-- BEGIN DATASET EXTRACT --

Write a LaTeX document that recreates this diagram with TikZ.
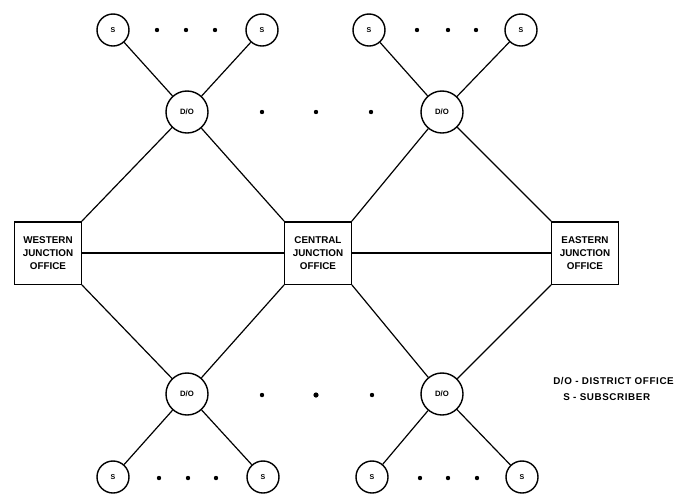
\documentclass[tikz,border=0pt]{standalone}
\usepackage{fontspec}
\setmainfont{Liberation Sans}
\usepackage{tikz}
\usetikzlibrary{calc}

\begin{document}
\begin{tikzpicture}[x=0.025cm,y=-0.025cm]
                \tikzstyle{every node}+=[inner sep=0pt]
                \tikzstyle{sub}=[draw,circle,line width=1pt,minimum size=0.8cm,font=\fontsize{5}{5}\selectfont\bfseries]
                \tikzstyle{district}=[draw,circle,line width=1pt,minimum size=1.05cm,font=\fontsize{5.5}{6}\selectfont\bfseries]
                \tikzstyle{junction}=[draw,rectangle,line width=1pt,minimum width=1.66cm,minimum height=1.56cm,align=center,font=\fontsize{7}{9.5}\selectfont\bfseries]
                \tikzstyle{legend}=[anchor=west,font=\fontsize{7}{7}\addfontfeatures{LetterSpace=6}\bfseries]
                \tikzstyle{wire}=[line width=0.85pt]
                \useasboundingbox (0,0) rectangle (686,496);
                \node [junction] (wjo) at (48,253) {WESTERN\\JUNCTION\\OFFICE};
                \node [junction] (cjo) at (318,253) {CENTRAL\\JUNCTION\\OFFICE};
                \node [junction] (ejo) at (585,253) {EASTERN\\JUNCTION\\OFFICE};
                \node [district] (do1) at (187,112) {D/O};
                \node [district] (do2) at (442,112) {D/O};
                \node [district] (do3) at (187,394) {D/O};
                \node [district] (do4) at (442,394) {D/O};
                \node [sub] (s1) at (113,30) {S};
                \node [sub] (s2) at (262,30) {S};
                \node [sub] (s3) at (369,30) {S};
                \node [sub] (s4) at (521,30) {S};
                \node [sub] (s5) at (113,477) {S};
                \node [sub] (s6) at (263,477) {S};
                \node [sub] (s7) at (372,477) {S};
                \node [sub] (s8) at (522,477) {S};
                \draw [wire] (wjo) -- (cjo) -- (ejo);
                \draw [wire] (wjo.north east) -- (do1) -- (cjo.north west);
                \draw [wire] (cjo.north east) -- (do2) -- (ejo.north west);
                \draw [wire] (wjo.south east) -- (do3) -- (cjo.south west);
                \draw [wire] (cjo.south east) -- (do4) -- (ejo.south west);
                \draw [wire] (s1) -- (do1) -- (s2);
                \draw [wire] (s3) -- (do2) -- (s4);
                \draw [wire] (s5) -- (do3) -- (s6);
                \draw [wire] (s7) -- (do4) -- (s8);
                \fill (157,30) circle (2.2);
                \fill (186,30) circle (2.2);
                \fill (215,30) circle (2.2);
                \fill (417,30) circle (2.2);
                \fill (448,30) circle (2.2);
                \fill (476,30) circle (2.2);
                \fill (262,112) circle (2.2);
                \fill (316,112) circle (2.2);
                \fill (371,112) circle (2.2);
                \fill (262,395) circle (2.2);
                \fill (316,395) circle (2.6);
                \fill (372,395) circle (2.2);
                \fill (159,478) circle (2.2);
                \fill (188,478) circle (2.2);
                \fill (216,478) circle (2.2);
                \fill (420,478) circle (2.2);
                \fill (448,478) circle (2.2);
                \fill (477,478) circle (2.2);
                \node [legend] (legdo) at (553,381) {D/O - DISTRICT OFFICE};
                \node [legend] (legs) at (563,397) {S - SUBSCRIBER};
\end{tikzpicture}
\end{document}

-- END DATASET EXTRACT --

Repeat the data exactly, dropping every picture it holds.

▶ [ANSWER TO THIS EXERCISE]
Write a LaTeX document that recreates this diagram with TikZ.
\documentclass[tikz,border=0pt]{standalone}
\usepackage{fontspec}
\setmainfont{Liberation Sans}
\usepackage{tikz}
\usetikzlibrary{calc}

\begin{document}
\begin{tikzpicture}[x=0.025cm,y=-0.025cm]
                \tikzstyle{every node}+=[inner sep=0pt]
                \tikzstyle{sub}=[draw,circle,line width=1pt,minimum size=0.8cm,font=\fontsize{5}{5}\selectfont\bfseries]
                \tikzstyle{district}=[draw,circle,line width=1pt,minimum size=1.05cm,font=\fontsize{5.5}{6}\selectfont\bfseries]
                \tikzstyle{junction}=[draw,rectangle,line width=1pt,minimum width=1.66cm,minimum height=1.56cm,align=center,font=\fontsize{7}{9.5}\selectfont\bfseries]
                \tikzstyle{legend}=[anchor=west,font=\fontsize{7}{7}\addfontfeatures{LetterSpace=6}\bfseries]
                \tikzstyle{wire}=[line width=0.85pt]
                \useasboundingbox (0,0) rectangle (686,496);
                \node [junction] (wjo) at (48,253) {WESTERN\\JUNCTION\\OFFICE};
                \node [junction] (cjo) at (318,253) {CENTRAL\\JUNCTION\\OFFICE};
                \node [junction] (ejo) at (585,253) {EASTERN\\JUNCTION\\OFFICE};
                \node [district] (do1) at (187,112) {D/O};
                \node [district] (do2) at (442,112) {D/O};
                \node [district] (do3) at (187,394) {D/O};
                \node [district] (do4) at (442,394) {D/O};
                \node [sub] (s1) at (113,30) {S};
                \node [sub] (s2) at (262,30) {S};
                \node [sub] (s3) at (369,30) {S};
                \node [sub] (s4) at (521,30) {S};
                \node [sub] (s5) at (113,477) {S};
                \node [sub] (s6) at (263,477) {S};
                \node [sub] (s7) at (372,477) {S};
                \node [sub] (s8) at (522,477) {S};
                \draw [wire] (wjo) -- (cjo) -- (ejo);
                \draw [wire] (wjo.north east) -- (do1) -- (cjo.north west);
                \draw [wire] (cjo.north east) -- (do2) -- (ejo.north west);
                \draw [wire] (wjo.south east) -- (do3) -- (cjo.south west);
                \draw [wire] (cjo.south east) -- (do4) -- (ejo.south west);
                \draw [wire] (s1) -- (do1) -- (s2);
                \draw [wire] (s3) -- (do2) -- (s4);
                \draw [wire] (s5) -- (do3) -- (s6);
                \draw [wire] (s7) -- (do4) -- (s8);
                \fill (157,30) circle (2.2);
                \fill (186,30) circle (2.2);
                \fill (215,30) circle (2.2);
                \fill (417,30) circle (2.2);
                \fill (448,30) circle (2.2);
                \fill (476,30) circle (2.2);
                \fill (262,112) circle (2.2);
                \fill (316,112) circle (2.2);
                \fill (371,112) circle (2.2);
                \fill (262,395) circle (2.2);
                \fill (316,395) circle (2.6);
                \fill (372,395) circle (2.2);
                \fill (159,478) circle (2.2);
                \fill (188,478) circle (2.2);
                \fill (216,478) circle (2.2);
                \fill (420,478) circle (2.2);
                \fill (448,478) circle (2.2);
                \fill (477,478) circle (2.2);
                \node [legend] (legdo) at (553,381) {D/O - DISTRICT OFFICE};
                \node [legend] (legs) at (563,397) {S - SUBSCRIBER};
\end{tikzpicture}
\end{document}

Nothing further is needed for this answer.